**Problem**
Write out the records word for word, with no pictures.

--- START OF Task data ---

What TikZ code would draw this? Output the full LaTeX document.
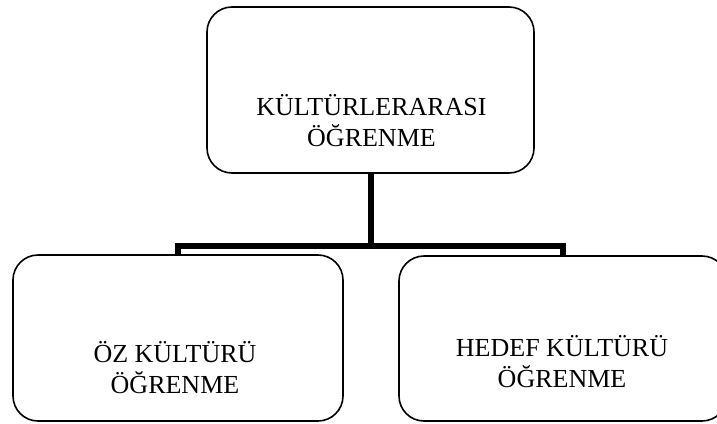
\documentclass[tikz,border=0pt]{standalone}
\usepackage{fontspec}
\setmainfont{Liberation Serif}
\begin{document}
\begin{tikzpicture}[x=1pt,y=-1pt,
  boxst/.style={draw, line width=1.6pt, rounded corners=25pt, inner sep=0pt},
  conn/.style={line width=6pt, line join=miter},
  lbl/.style={font=\fontsize{26}{30.5}\selectfont, align=center, inner sep=0pt, anchor=base}]
\useasboundingbox (0,0) rectangle (717,423);
\node[boxst, minimum width=327pt, minimum height=166pt] (top) at (370.5,90) {};
\node[boxst, minimum width=330pt, minimum height=166pt] (left) at (178,338) {};
\node[boxst, minimum width=328pt, minimum height=165pt] (right) at (563,338.5) {};
\node[lbl] (toptxt) at (371.5,146) {KÜLTÜRLERARASI\\ÖĞRENME};
\node[lbl] (lefttxt) at (175,393) {ÖZ KÜLTÜRÜ\\ÖĞRENME};
\node[lbl] (righttxt) at (562,387) {HEDEF KÜLTÜRÜ\\ÖĞRENME};
\coordinate (junc) at (top.south |- 0,246);
\draw[conn] (top.south) -- (junc);
\draw[conn] (left.north) -- (left.north |- junc) -- (right.north |- junc) -- (right.north);
\end{tikzpicture}
\end{document}
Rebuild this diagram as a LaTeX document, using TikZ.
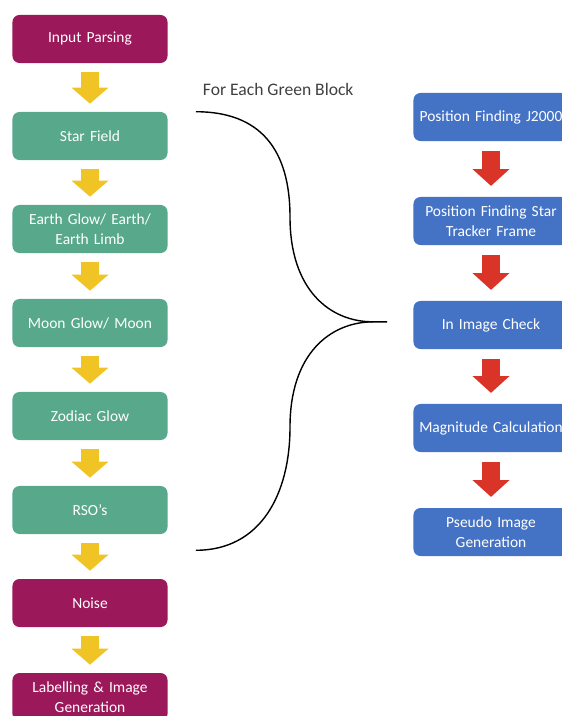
\documentclass[tikz,border=0pt]{standalone}
\usepackage{fontspec}
\setmainfont{Carlito}
\usepackage{xcolor}
\usepackage{tikz}
\usetikzlibrary{arrows.meta, positioning, calc}
\definecolor{mymag}{RGB}{155,24,90}
\definecolor{mygreen}{RGB}{88,168,140}
\definecolor{myblue}{RGB}{68,114,196}
\definecolor{myyellow}{RGB}{240,196,36}
\definecolor{myred}{RGB}{218,52,40}
\definecolor{mytext}{RGB}{64,64,64}
\tikzset{
  block/.style={rectangle, text=white, text width=3.7cm, align=center,
    minimum width=3.875cm, minimum height=1.2cm, inner sep=1pt,
    font=\fontsize{11}{14.5}\selectfont, rounded corners=5pt},
  magblock/.style={block, fill=mymag},
  greenblock/.style={block, fill=mygreen},
  blueblock/.style={block, fill=myblue},
  yarrow/.style={line width=0.45cm, color=myyellow,
    -{Triangle[width=0.9cm, length=0.4cm]}},
  rarrow/.style={line width=0.45cm, color=myred,
    -{Triangle[width=0.9cm, length=0.42cm]}},
  brace/.style={line width=1pt, color=black}
}
\begin{document}
\begin{tikzpicture}[x=0.025cm, y=-0.025cm]
  \useasboundingbox (0,0) rectangle (561,716);

  % Left column
  \node[magblock]   (ip)  at (90,39)  {Input Parsing};
  \node[greenblock] (sf)  at (90,136) {Star Field};
  \node[greenblock] (eg)  at (90,229) {Earth Glow/ Earth/\\ Earth Limb};
  \node[greenblock] (mg)  at (90,323) {Moon Glow/ Moon};
  \node[greenblock] (zg)  at (90,416) {Zodiac Glow};
  \node[greenblock] (rso) at (90,510) {RSO’s};
  \node[magblock]   (ns)  at (90,603) {Noise};
  \node[magblock]   (lig) at (90,697) {Labelling \& Image\\ Generation};

  % Right column
  \node[blueblock] (pj)  at (491,117) {Position Finding J2000};
  \node[blueblock] (ps)  at (491,221) {Position Finding Star\\ Tracker Frame};
  \node[blueblock] (ic)  at (491,325) {In Image Check};
  \node[blueblock] (mc)  at (491,428) {Magnitude Calculation};
  \node[blueblock] (pig) at (491,532) {Pseudo Image\\ Generation};

  % Block arrows
  \foreach \a/\b in {ip/sf, sf/eg, eg/mg, mg/zg, zg/rso, rso/ns, ns/lig}
    \draw[yarrow] ([yshift=-0.22cm]\a.south) -- ([yshift=0.2cm]\b.north);
  \foreach \a/\b in {pj/ps, ps/ic, ic/mc, mc/pig}
    \draw[rarrow] ([yshift=-0.25cm]\a.south) -- ([yshift=0.27cm]\b.north);

  % Brace
  \node[font=\fontsize{12.5}{14}\selectfont, text=mytext, anchor=west]
    (lbl) at (198,89) {For Each Green Block};
  \coordinate (bt) at ([xshift=0.7cm]sf.north east);
  \coordinate (bb) at ([xshift=0.7cm, yshift=-0.4cm]rso.south east);
  \coordinate (tip) at ([xshift=-0.65cm, yshift=0.08cm]ic.west);
  \draw[brace] (bt) .. controls ($(bt)+(65,0)$) and (290,150) .. (290,217)
    .. controls (290,290) and (330,322) .. ($(tip)+(-14,0)$) -- (tip);
  \draw[brace] ($(tip)+(-14,0)$) .. controls (330,322) and (290,354) .. (290,427)
    .. controls (290,494) and ($(bb)+(65,0)$) .. (bb);
\end{tikzpicture}
\end{document}
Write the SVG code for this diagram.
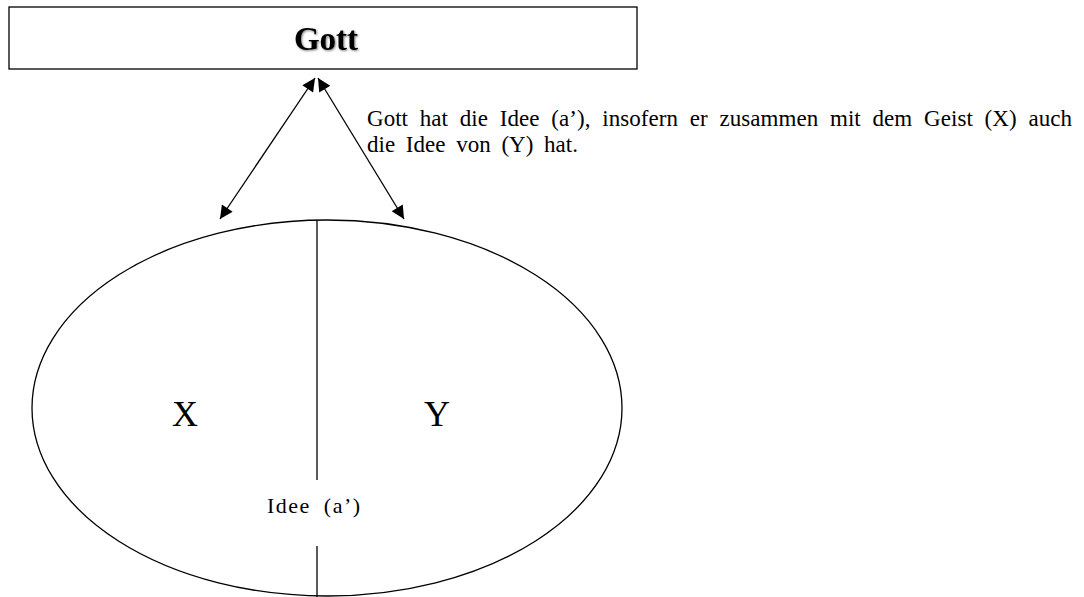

--- END OF Task data ---

**Answer for this exercise**
What TikZ code would draw this? Output the full LaTeX document.
\documentclass[tikz,border=0pt]{standalone}
\usepackage{fontspec}
\setmainfont{Liberation Serif}
\begin{document}
\begin{tikzpicture}[x=1pt,y=-1pt,
  boxst/.style={draw, line width=1.6pt, rounded corners=25pt, inner sep=0pt},
  conn/.style={line width=6pt, line join=miter},
  lbl/.style={font=\fontsize{26}{30.5}\selectfont, align=center, inner sep=0pt, anchor=base}]
\useasboundingbox (0,0) rectangle (717,423);
\node[boxst, minimum width=327pt, minimum height=166pt] (top) at (370.5,90) {};
\node[boxst, minimum width=330pt, minimum height=166pt] (left) at (178,338) {};
\node[boxst, minimum width=328pt, minimum height=165pt] (right) at (563,338.5) {};
\node[lbl] (toptxt) at (371.5,146) {KÜLTÜRLERARASI\\ÖĞRENME};
\node[lbl] (lefttxt) at (175,393) {ÖZ KÜLTÜRÜ\\ÖĞRENME};
\node[lbl] (righttxt) at (562,387) {HEDEF KÜLTÜRÜ\\ÖĞRENME};
\coordinate (junc) at (top.south |- 0,246);
\draw[conn] (top.south) -- (junc);
\draw[conn] (left.north) -- (left.north |- junc) -- (right.north |- junc) -- (right.north);
\end{tikzpicture}
\end{document}
Rebuild this diagram as a LaTeX document, using TikZ.
\documentclass[tikz,border=0pt]{standalone}
\usepackage{fontspec}
\setmainfont{Carlito}
\usepackage{xcolor}
\usepackage{tikz}
\usetikzlibrary{arrows.meta, positioning, calc}
\definecolor{mymag}{RGB}{155,24,90}
\definecolor{mygreen}{RGB}{88,168,140}
\definecolor{myblue}{RGB}{68,114,196}
\definecolor{myyellow}{RGB}{240,196,36}
\definecolor{myred}{RGB}{218,52,40}
\definecolor{mytext}{RGB}{64,64,64}
\tikzset{
  block/.style={rectangle, text=white, text width=3.7cm, align=center,
    minimum width=3.875cm, minimum height=1.2cm, inner sep=1pt,
    font=\fontsize{11}{14.5}\selectfont, rounded corners=5pt},
  magblock/.style={block, fill=mymag},
  greenblock/.style={block, fill=mygreen},
  blueblock/.style={block, fill=myblue},
  yarrow/.style={line width=0.45cm, color=myyellow,
    -{Triangle[width=0.9cm, length=0.4cm]}},
  rarrow/.style={line width=0.45cm, color=myred,
    -{Triangle[width=0.9cm, length=0.42cm]}},
  brace/.style={line width=1pt, color=black}
}
\begin{document}
\begin{tikzpicture}[x=0.025cm, y=-0.025cm]
  \useasboundingbox (0,0) rectangle (561,716);

  % Left column
  \node[magblock]   (ip)  at (90,39)  {Input Parsing};
  \node[greenblock] (sf)  at (90,136) {Star Field};
  \node[greenblock] (eg)  at (90,229) {Earth Glow/ Earth/\\ Earth Limb};
  \node[greenblock] (mg)  at (90,323) {Moon Glow/ Moon};
  \node[greenblock] (zg)  at (90,416) {Zodiac Glow};
  \node[greenblock] (rso) at (90,510) {RSO’s};
  \node[magblock]   (ns)  at (90,603) {Noise};
  \node[magblock]   (lig) at (90,697) {Labelling \& Image\\ Generation};

  % Right column
  \node[blueblock] (pj)  at (491,117) {Position Finding J2000};
  \node[blueblock] (ps)  at (491,221) {Position Finding Star\\ Tracker Frame};
  \node[blueblock] (ic)  at (491,325) {In Image Check};
  \node[blueblock] (mc)  at (491,428) {Magnitude Calculation};
  \node[blueblock] (pig) at (491,532) {Pseudo Image\\ Generation};

  % Block arrows
  \foreach \a/\b in {ip/sf, sf/eg, eg/mg, mg/zg, zg/rso, rso/ns, ns/lig}
    \draw[yarrow] ([yshift=-0.22cm]\a.south) -- ([yshift=0.2cm]\b.north);
  \foreach \a/\b in {pj/ps, ps/ic, ic/mc, mc/pig}
    \draw[rarrow] ([yshift=-0.25cm]\a.south) -- ([yshift=0.27cm]\b.north);

  % Brace
  \node[font=\fontsize{12.5}{14}\selectfont, text=mytext, anchor=west]
    (lbl) at (198,89) {For Each Green Block};
  \coordinate (bt) at ([xshift=0.7cm]sf.north east);
  \coordinate (bb) at ([xshift=0.7cm, yshift=-0.4cm]rso.south east);
  \coordinate (tip) at ([xshift=-0.65cm, yshift=0.08cm]ic.west);
  \draw[brace] (bt) .. controls ($(bt)+(65,0)$) and (290,150) .. (290,217)
    .. controls (290,290) and (330,322) .. ($(tip)+(-14,0)$) -- (tip);
  \draw[brace] ($(tip)+(-14,0)$) .. controls (330,322) and (290,354) .. (290,427)
    .. controls (290,494) and ($(bb)+(65,0)$) .. (bb);
\end{tikzpicture}
\end{document}
Write the SVG code for this diagram.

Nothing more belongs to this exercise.